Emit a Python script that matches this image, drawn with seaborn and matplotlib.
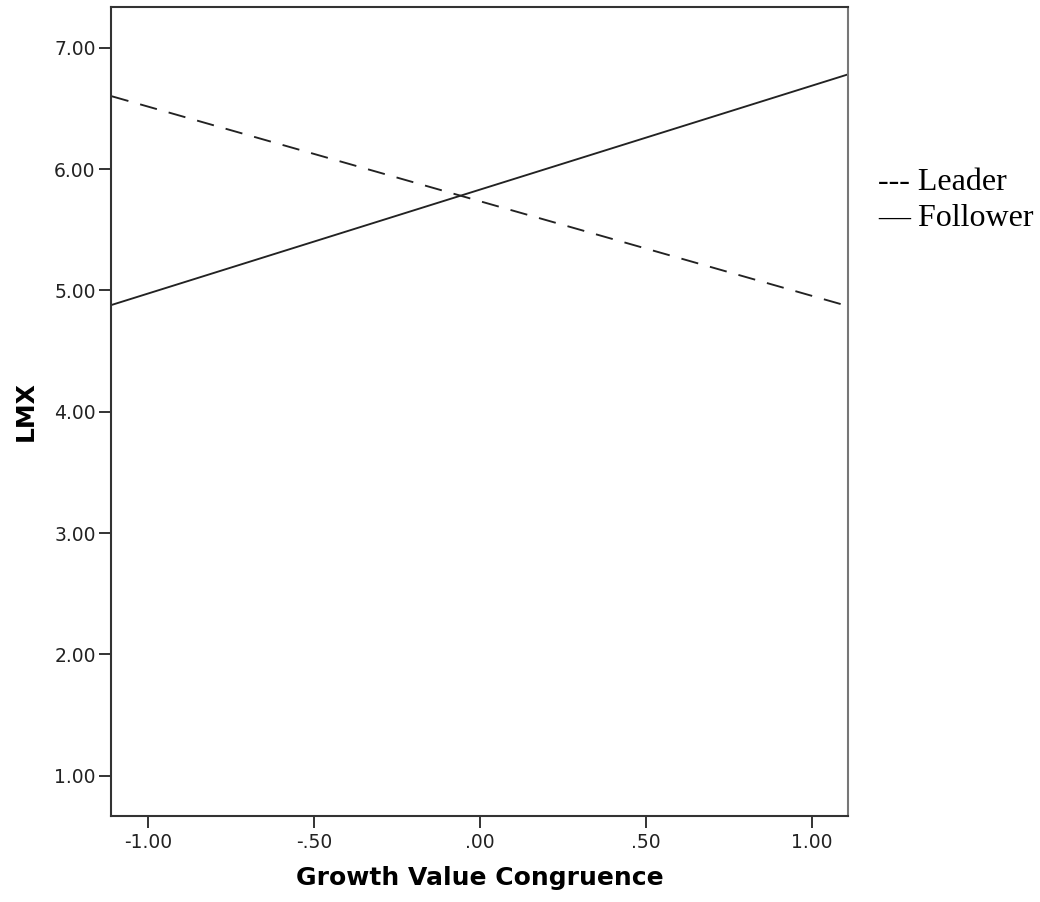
import numpy as np
import matplotlib
matplotlib.use("Agg")
import matplotlib.pyplot as plt
import pandas as pd
import seaborn as sns

# end points of the two simple slopes (x at the axis edges)
x_vals = [-1.11, 1.11]
leader = [6.60, 4.87]
follower = [4.88, 6.78]
groups = ["Leader", "Follower"]

x_ticks = [-1.0, -0.5, 0.0, 0.5, 1.0]
x_labels = ["-1.00", "-.50", ".00", ".50", "1.00"]
y_ticks = [1, 2, 3, 4, 5, 6, 7]
y_labels = ["1.00", "2.00", "3.00", "4.00", "5.00", "6.00", "7.00"]

df = pd.DataFrame({
    "Growth Value Congruence": x_vals * 2,
    "LMX": leader + follower,
    "group": [groups[0]] * 2 + [groups[1]] * 2,
})

sns.set_style("white")
plt.rcParams["font.family"] = ["DejaVu Sans"]

fig = plt.figure(figsize=(10.4, 9.02), dpi=100)
ax = fig.add_axes([0.1067, 0.0953, 0.7087, 0.8969])

sns.lineplot(data=df, x="Growth Value Congruence", y="LMX", style="group",
             dashes={"Leader": (9.3, 6.5), "Follower": ""},
             color="#222222", linewidth=1.35, legend=False, ax=ax)

ax.set_xlim(-1.112, 1.11)
ax.set_ylim(0.668, 7.335)
ax.set_xticks(x_ticks)
ax.set_xticklabels(x_labels)
ax.set_yticks(y_ticks)
ax.set_yticklabels(y_labels)
ax.tick_params(axis="both", direction="out", length=8.5, width=1.4,
               color="#333333", labelsize=13.5, labelcolor="#222222",
               left=True, bottom=True)
ax.tick_params(axis="y", pad=2.5)
ax.tick_params(axis="x", pad=4)

for s in ax.spines.values():
    s.set_visible(True)
    s.set_color("#333333")
    s.set_linewidth(1.5)
ax.spines["right"].set_color("#777777")

ax.set_xlabel("Growth Value Congruence", fontsize=18, fontweight="bold",
              color="black", labelpad=10)
ax.set_ylabel("LMX", fontsize=18, fontweight="bold", color="black",
              labelpad=12)

# legend written as plain text beside the plot
fig.text(0.844, 1 - 183 / 902, "--- Leader", fontsize=23, color="black",
         family="Liberation Serif", va="center", ha="left")
fig.text(0.844, 1 - 218 / 902, "\u2014 Follower", fontsize=23, color="black",
         family="Liberation Serif", va="center", ha="left")

fig.savefig("out.png", dpi=100)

**WHAT YOU NEED TO DO**
Quote the preceding listing precisely and completely, omitting its images.

**WORKED ANSWER**
Emit a Python script that matches this image, drawn with seaborn and matplotlib.
import numpy as np
import matplotlib
matplotlib.use("Agg")
import matplotlib.pyplot as plt
import pandas as pd
import seaborn as sns

# end points of the two simple slopes (x at the axis edges)
x_vals = [-1.11, 1.11]
leader = [6.60, 4.87]
follower = [4.88, 6.78]
groups = ["Leader", "Follower"]

x_ticks = [-1.0, -0.5, 0.0, 0.5, 1.0]
x_labels = ["-1.00", "-.50", ".00", ".50", "1.00"]
y_ticks = [1, 2, 3, 4, 5, 6, 7]
y_labels = ["1.00", "2.00", "3.00", "4.00", "5.00", "6.00", "7.00"]

df = pd.DataFrame({
    "Growth Value Congruence": x_vals * 2,
    "LMX": leader + follower,
    "group": [groups[0]] * 2 + [groups[1]] * 2,
})

sns.set_style("white")
plt.rcParams["font.family"] = ["DejaVu Sans"]

fig = plt.figure(figsize=(10.4, 9.02), dpi=100)
ax = fig.add_axes([0.1067, 0.0953, 0.7087, 0.8969])

sns.lineplot(data=df, x="Growth Value Congruence", y="LMX", style="group",
             dashes={"Leader": (9.3, 6.5), "Follower": ""},
             color="#222222", linewidth=1.35, legend=False, ax=ax)

ax.set_xlim(-1.112, 1.11)
ax.set_ylim(0.668, 7.335)
ax.set_xticks(x_ticks)
ax.set_xticklabels(x_labels)
ax.set_yticks(y_ticks)
ax.set_yticklabels(y_labels)
ax.tick_params(axis="both", direction="out", length=8.5, width=1.4,
               color="#333333", labelsize=13.5, labelcolor="#222222",
               left=True, bottom=True)
ax.tick_params(axis="y", pad=2.5)
ax.tick_params(axis="x", pad=4)

for s in ax.spines.values():
    s.set_visible(True)
    s.set_color("#333333")
    s.set_linewidth(1.5)
ax.spines["right"].set_color("#777777")

ax.set_xlabel("Growth Value Congruence", fontsize=18, fontweight="bold",
              color="black", labelpad=10)
ax.set_ylabel("LMX", fontsize=18, fontweight="bold", color="black",
              labelpad=12)

# legend written as plain text beside the plot
fig.text(0.844, 1 - 183 / 902, "--- Leader", fontsize=23, color="black",
         family="Liberation Serif", va="center", ha="left")
fig.text(0.844, 1 - 218 / 902, "\u2014 Follower", fontsize=23, color="black",
         family="Liberation Serif", va="center", ha="left")

fig.savefig("out.png", dpi=100)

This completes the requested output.